Step 3: Integrate with Respect to x 

${\int }_0^{\frac{\pi }{2}}(\sin (x)+\cos (x))dx$

$=[-\cos (x)+\sin (x){]}_0^{\frac{\pi }{2}}$

$=\left(-\cos \left(\frac{\pi }{2}\right)+\sin \left(\frac{\pi }{2}\right)\right)-(-\cos (0)+\sin (0))$

=(0+1)-(-1+0)

=1+1=2

Thus, the value of the double integral is 2.

4.0Practice Questions on Double Integral

Question 1: Evaluate the double integral ${\iint }_R\left(3x^2+2y\right)dA$ over the region R where $0\le x\le 2$ and $0\le y\le 1$.

Question 2: Evaluate the double integral ${\iint }_R{e}^{x^2-y^2}dA$ over the region R where $0\le x\le 1$ and $0\le y\le 1$.

Question 3: Evaluate the double integral ${\iint }_R(x+y)dA$ over the triangular region R with vertices at (0,0), (1,0), and (1,1).

Question 4: Evaluate the double integral ${\iint }_R\cos (xy)dA$ over the region R where $0\le x\le \pi$ and $0\le y\le \pi$.

Question 5: Evaluate the double integral ${\iint }_R\frac{1}{1+x^2+y^2}dA$ over the region R where $0\le x\le 1$ and $0\le y\le 1$.

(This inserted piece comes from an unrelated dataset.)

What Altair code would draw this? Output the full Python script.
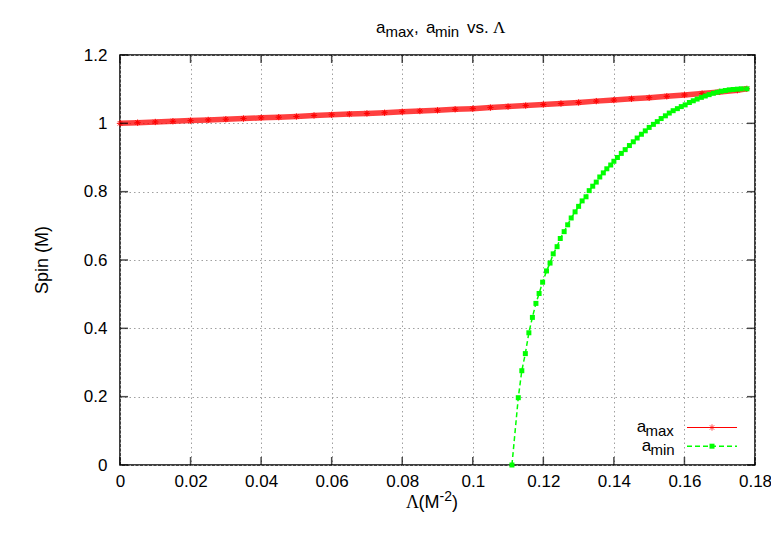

Question 6: Evaluate the double integral ${\iint }_{R}x{e}^{xy}dA$ over the region R where $0\le x\le 1$ and $0\le y\le x$.

Question 7: Evaluate the double integral ${\iint }_R\sin (x+y)dA$ over the region R where $0\le x\le \frac{\pi }{2}$ and $0\le y\le \frac{\pi }{2}$.

Question 8: Evaluate the double integral ${\iint }_R{x}^{2}ydA$ over the region R where $0\le x\le 2$ and $0\le y\le 3$ .

Question 9: Evaluate the double integral ${\iint }_R\ln (xy)dA$ over the region R where $1\le x\le 2$ and $1\le y\le 2$.

Question 10: Evaluate the double integral ${\iint }_R\frac{x^2+y^2}{1+x^2{y}^2}dA$ over the region R where $0\le x\le 1$ and $0\le y\le 1$.